> **WHAT THE TASK REQUIRES**:
Working from the data below, reproduce exactly the lines starting at the one that holds "Clone this chart in Chart.js." and ending at the one that holds "const yMin = 0, yMax = 5.5, yStep = 0.5;". Pictures are excluded.

> **Raw records**:
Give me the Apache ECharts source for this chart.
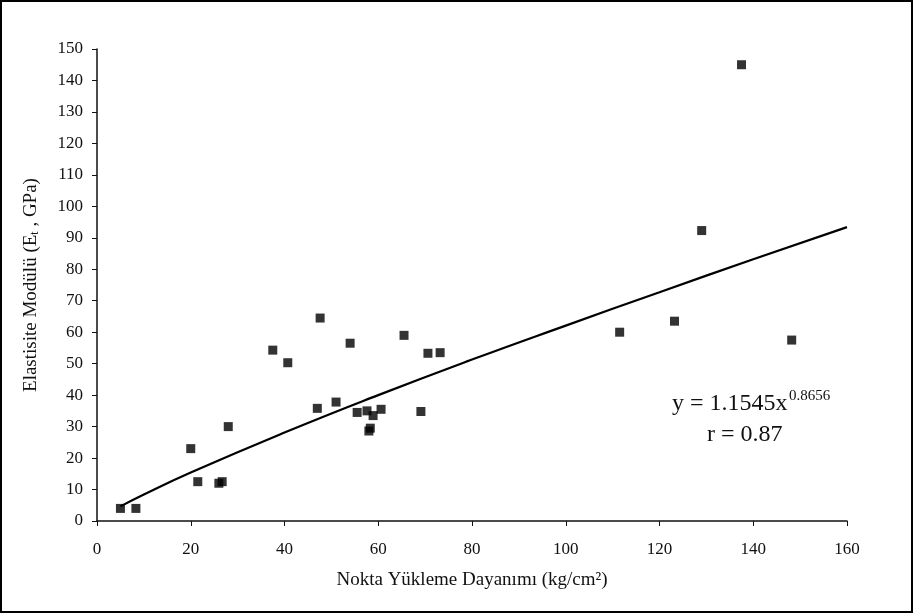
<!DOCTYPE html>
<html>
<head>
<meta charset="utf-8">
<script src="https://cdn.jsdelivr.net/npm/echarts@6/dist/echarts.min.js"></script>
<style>
  html, body { margin: 0; padding: 0; background: #fff; }
  #chart { width: 914px; height: 614px; }
</style>
</head>
<body>
<div id="chart"></div>
<script>
// nokta yükleme dayanımı (x) ve elastisite modülü (y)
const pointX = [5, 8.3, 20, 21.5, 26, 26.7, 28, 37.5, 40.7, 47.6, 47, 51, 54, 55.5, 57.6, 58, 58.3, 58.9, 60.6, 65.5, 69.1, 70.6, 73.2, 111.5, 123.2, 129, 137.5, 148.2];
const pointY = [4, 4, 23, 12.5, 12, 12.5, 30, 54.3, 50.3, 64.5, 35.8, 37.8, 56.5, 34.5, 35, 28.6, 29.5, 33.5, 35.5, 59, 34.8, 53.3, 53.5, 60, 63.5, 92.3, 145, 57.5];

// trend eğrisi (y = 1.1545x^0.8656), eğri üzerinden okunan noktalar
const trendX = [5, 10, 20, 40, 60, 80, 100, 120, 140, 160];
const trendY = [4.65, 8.4, 15.4, 28.1, 40.0, 51.3, 62.1, 72.7, 83.2, 93.4];

const xTicks = { min: 0, max: 160, interval: 20 };
const yTicks = { min: 0, max: 150, interval: 10 };

const serif = 'Liberation Serif';

const chart = echarts.init(document.getElementById('chart'));
chart.setOption({
  animation: false,
  backgroundColor: '#fff',
  grid: { left: 97, right: 67, top: 49, bottom: 93 },
  xAxis: {
    type: 'value',
    min: xTicks.min, max: xTicks.max, interval: xTicks.interval,
    name: 'Nokta Yükleme Dayanımı (kg/cm²)',
    nameLocation: 'middle',
    nameGap: 50,
    nameTextStyle: { fontFamily: serif, fontSize: 19, color: '#111' },
    axisLine: { lineStyle: { color: '#111', width: 1.5 } },
    axisTick: { inside: false, length: 5, lineStyle: { color: '#111' } },
    axisLabel: { fontFamily: serif, fontSize: 17, color: '#111', margin: 20 },
    splitLine: { show: false }
  },
  yAxis: {
    type: 'value',
    min: yTicks.min, max: yTicks.max, interval: yTicks.interval,
    name: '{n|Elastisite Modülü (E}{s|t}{n| , GPa)}',
    nameLocation: 'middle',
    nameGap: 56,
    nameTextStyle: {
      rich: {
        n: { fontFamily: serif, fontSize: 19, color: '#111' },
        s: { fontFamily: serif, fontSize: 12, color: '#111', verticalAlign: 'bottom', padding: [8, 0, 0, 0] }
      }
    },
    axisLine: { show: true, lineStyle: { color: '#111', width: 1.5 } },
    axisTick: { show: true, length: 5, lineStyle: { color: '#111' } },
    axisLabel: { fontFamily: serif, fontSize: 17, color: '#111', margin: 14 },
    splitLine: { show: false }
  },
  series: [
    {
      type: 'scatter',
      data: pointX.map((x, i) => [x, pointY[i]]),
      symbol: 'rect',
      symbolSize: 9,
      itemStyle: { color: '#000' },
      z: 3
    },
    {
      type: 'line',
      data: trendX.map((x, i) => [x, trendY[i]]),
      smooth: true,
      symbol: 'none',
      lineStyle: { color: '#000', width: 2.2 },
      z: 2
    }
  ],
  graphic: [
    {
      type: 'rect',
      shape: { x: 1, y: 1, width: 911, height: 611 },
      style: { fill: 'none', stroke: '#000', lineWidth: 2 },
      silent: true
    },
    {
      type: 'text', left: 672, top: 392,
      style: { text: 'y = 1.1545x', fontFamily: serif, fontSize: 24, fill: '#111' }
    },
    {
      type: 'text', left: 789, top: 389,
      style: { text: '0.8656', fontFamily: serif, fontSize: 15, fill: '#111' }
    },
    {
      type: 'text', left: 707, top: 423,
      style: { text: 'r = 0.87', fontFamily: serif, fontSize: 24, fill: '#111' }
    }
  ]
});
</script>
</body>
</html>
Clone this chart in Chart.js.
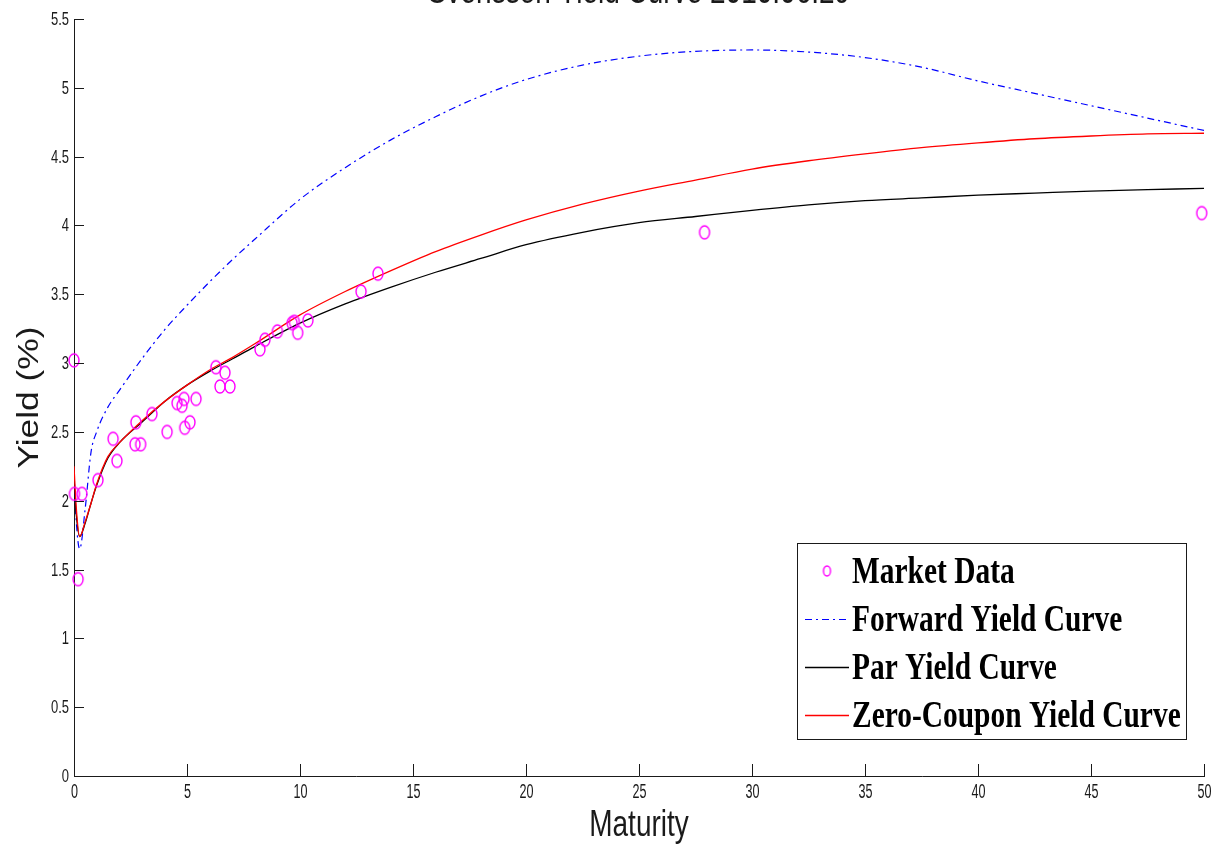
<!DOCTYPE html>
<html><head><meta charset="utf-8">
<script src="https://cdn.jsdelivr.net/npm/chart.js@4.4.1/dist/chart.umd.min.js"></script>
<style>html,body{margin:0;padding:0;background:#fff;overflow:hidden}</style>
</head><body>
<canvas id="c" width="1214" height="845"></canvas>
<script>
// ---- text ----
const titleText = 'Svensson Yield Curve 2010.06.29';
const xTitle = 'Maturity';
const yTitle = 'Yield (%)';
const seriesLabels = ['Market Data', 'Forward Yield Curve', 'Par Yield Curve', 'Zero-Coupon Yield Curve'];

// ---- axis ranges / ticks ----
const xMin = 0, xMax = 50, xStep = 5;
const yMin = 0, yMax = 5.5, yStep = 0.5;

// ---- market data ----
const marketMaturity = [0.0, 0.02, 0.35, 0.18, 1.06, 1.73, 1.9, 2.74, 2.7, 2.95, 3.45, 4.12, 4.56, 4.78, 4.87, 4.9, 5.13, 5.4, 6.28, 6.46, 6.68, 6.9, 8.23, 8.45, 9.0, 9.65, 9.75, 9.9, 10.35, 12.7, 13.45, 27.9, 49.9];
const marketYield    = [3.02, 2.05, 2.05, 1.43, 2.15, 2.45, 2.29, 2.57, 2.41, 2.41, 2.63, 2.50, 2.71, 2.69, 2.74, 2.53, 2.57, 2.74, 2.97, 2.83, 2.93, 2.83, 3.10, 3.17, 3.23, 3.29, 3.30, 3.22, 3.31, 3.52, 3.65, 3.95, 4.09];

// ---- fitted curves ----
const curveMaturity = [0, 0.1, 0.25, 0.5, 0.75, 1, 1.5, 2, 3, 4, 5, 6, 7, 8, 10, 12, 14, 16, 18, 20, 22.5, 25, 27.5, 30, 32.5, 35, 37.5, 40, 42.5, 45, 47.5, 50];
const forwardYield = [2.20, 1.85, 1.65, 1.95, 2.35, 2.50, 2.68, 2.80, 3.03, 3.24, 3.42, 3.59, 3.75, 3.90, 4.19, 4.42, 4.62, 4.79, 4.94, 5.06, 5.165, 5.23, 5.265, 5.275, 5.26, 5.22, 5.15, 5.05, 4.96, 4.87, 4.78, 4.69];
const parYield     = [2.15, 1.90, 1.74, 1.84, 1.98, 2.11, 2.31, 2.42, 2.57, 2.72, 2.84, 2.94, 3.03, 3.12, 3.29, 3.43, 3.55, 3.66, 3.76, 3.86, 3.95, 4.02, 4.065, 4.11, 4.15, 4.18, 4.20, 4.22, 4.235, 4.25, 4.26, 4.27];
const zeroYield    = [2.25, 1.95, 1.74, 1.85, 1.98, 2.12, 2.32, 2.42, 2.58, 2.72, 2.84, 2.95, 3.04, 3.14, 3.35, 3.52, 3.67, 3.81, 3.93, 4.04, 4.155, 4.25, 4.33, 4.41, 4.47, 4.52, 4.565, 4.60, 4.63, 4.65, 4.665, 4.67];

function pairs(xs, ys) { return xs.map((x, i) => ({x: x, y: ys[i]})); }

// oval marker (the reference figure is stretched vertically)
function makeOval(w, h, color) {
  const cv = document.createElement('canvas');
  cv.width = w + 4; cv.height = h + 4;
  const g = cv.getContext('2d');
  g.strokeStyle = color; g.lineWidth = 1.4;
  g.beginPath();
  g.ellipse(cv.width / 2, cv.height / 2, w / 2, h / 2, 0, 0, Math.PI * 2);
  g.stroke();
  return cv;
}
const ovalMarker = makeOval(10, 13, '#ff00ff');
const legendMarker = makeOval(7, 10, '#ff00ff');

function stext(ctx, txt, x, y, font, align, baseline, sx, sy, color) {
  ctx.save();
  ctx.translate(x, y);
  ctx.scale(sx, sy);
  ctx.font = font;
  ctx.textAlign = align;
  ctx.textBaseline = baseline;
  ctx.fillStyle = color || '#1a1a1a';
  ctx.fillText(txt, 0, 0);
  ctx.restore();
}

const axisDecor = {
  id: 'axisDecor',
  afterDraw(chart) {
    const ctx = chart.ctx;
    const xs = chart.scales.x, ys = chart.scales.y;
    const ca = chart.chartArea;
    ctx.save();
    ctx.strokeStyle = '#1a1a1a';
    ctx.lineWidth = 1;
    // inward ticks + labels
    ys.ticks.forEach(t => {
      const py = Math.round(ys.getPixelForValue(t.value)) + 0.5;
      ctx.beginPath(); ctx.moveTo(ca.left, py); ctx.lineTo(ca.left + 10, py); ctx.stroke();
      stext(ctx, String(t.value), ca.left - 5, py, '13px "Liberation Sans", Arial, sans-serif', 'right', 'middle', 1, 1.45);
    });
    xs.ticks.forEach(t => {
      const px = Math.round(xs.getPixelForValue(t.value)) + 0.5;
      ctx.beginPath(); ctx.moveTo(px, ca.bottom); ctx.lineTo(px, ca.bottom - 12); ctx.stroke();
      stext(ctx, String(t.value), px, ca.bottom + 16, '14px "Liberation Sans", Arial, sans-serif', 'center', 'middle', 0.9, 1.45);
    });
    // axis titles
    stext(ctx, xTitle, (ca.left + ca.right) / 2, 836, '28px "Liberation Sans", Arial, sans-serif', 'center', 'alphabetic', 1, 1.33);
    ctx.save();
    ctx.translate(30, (ca.top + ca.bottom) / 2);
    ctx.rotate(-Math.PI / 2);
    stext(ctx, yTitle, 0, 0, '29px "Liberation Sans", Arial, sans-serif', 'center', 'middle', 1.22, 1);
    ctx.restore();
    // title (cut by top edge as in reference)
    stext(ctx, titleText, (ca.left + ca.right) / 2, 3, '28px "Liberation Sans", Arial, sans-serif', 'center', 'alphabetic', 1, 1.35);
    ctx.restore();
  }
};

const boxLegend = {
  id: 'boxLegend',
  afterDraw(chart) {
    const ctx = chart.ctx;
    const bx = 797, by = 543, bw = 389, bh = 196;
    ctx.save();
    ctx.fillStyle = '#ffffff';
    ctx.fillRect(bx, by, bw, bh);
    ctx.strokeStyle = '#1a1a1a';
    ctx.lineWidth = 1;
    ctx.strokeRect(bx + 0.5, by + 0.5, bw, bh);
    const baselines = [583, 631, 679, 727];
    chart.data.datasets.forEach((ds, i) => {
      const base = baselines[i];
      const cy = base - 12;
      if (ds.showLine === false) {
        ctx.drawImage(legendMarker, 827 - legendMarker.width / 2, cy - legendMarker.height / 2);
      } else {
        ctx.save();
        ctx.strokeStyle = ds.borderColor;
        ctx.lineWidth = ds.borderWidth;
        ctx.setLineDash(ds.borderDash || []);
        ctx.beginPath(); ctx.moveTo(805, cy + 0.5); ctx.lineTo(849, cy + 0.5); ctx.stroke();
        ctx.restore();
      }
      stext(ctx, ds.label, 852, base, 'bold 29px "Liberation Serif", "Times New Roman", serif', 'left', 'alphabetic', 1.015, 1.3, '#000');
    });
    ctx.restore();
  }
};

new Chart(document.getElementById('c'), {
  type: 'scatter',
  data: {
    datasets: [
      { label: seriesLabels[0], data: pairs(marketMaturity, marketYield), showLine: false,
        pointStyle: ovalMarker, pointRadius: 6, borderColor: '#ff00ff', backgroundColor: 'rgba(0,0,0,0)', clip: false, order: 0 },
      { label: seriesLabels[1], data: pairs(curveMaturity, forwardYield), showLine: true, pointRadius: 0,
        borderColor: '#0000ff', borderWidth: 1.2, borderDash: [7, 4, 2, 4], cubicInterpolationMode: 'monotone', order: 3 },
      { label: seriesLabels[2], data: pairs(curveMaturity, parYield), showLine: true, pointRadius: 0,
        borderColor: '#000000', borderWidth: 1.3, cubicInterpolationMode: 'monotone', order: 2 },
      { label: seriesLabels[3], data: pairs(curveMaturity, zeroYield), showLine: true, pointRadius: 0,
        borderColor: '#ff0000', borderWidth: 1.3, cubicInterpolationMode: 'monotone', order: 1 }
    ]
  },
  options: {
    responsive: false,
    animation: false,
    devicePixelRatio: 1,
    layout: { padding: { top: 19, right: 10, left: 0, bottom: 0 } },
    plugins: { legend: { display: false }, title: { display: false }, tooltip: { enabled: false } },
    scales: {
      x: {
        type: 'linear', min: xMin, max: xMax,
        ticks: { display: false, stepSize: xStep },
        grid: { display: false },
        border: { display: true, color: '#1a1a1a', width: 1 },
        afterFit(s) { s.height = 69; }
      },
      y: {
        type: 'linear', min: yMin, max: yMax,
        ticks: { display: false, stepSize: yStep },
        grid: { display: false },
        border: { display: true, color: '#1a1a1a', width: 1 },
        afterFit(s) { s.width = 74; }
      }
    }
  },
  plugins: [axisDecor, boxLegend]
});
</script>
</body></html>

> **RESULT FOR THIS EXERCISE**:
Clone this chart in Chart.js.
<!DOCTYPE html>
<html><head><meta charset="utf-8">
<script src="https://cdn.jsdelivr.net/npm/chart.js@4.4.1/dist/chart.umd.min.js"></script>
<style>html,body{margin:0;padding:0;background:#fff;overflow:hidden}</style>
</head><body>
<canvas id="c" width="1214" height="845"></canvas>
<script>
// ---- text ----
const titleText = 'Svensson Yield Curve 2010.06.29';
const xTitle = 'Maturity';
const yTitle = 'Yield (%)';
const seriesLabels = ['Market Data', 'Forward Yield Curve', 'Par Yield Curve', 'Zero-Coupon Yield Curve'];

// ---- axis ranges / ticks ----
const xMin = 0, xMax = 50, xStep = 5;
const yMin = 0, yMax = 5.5, yStep = 0.5;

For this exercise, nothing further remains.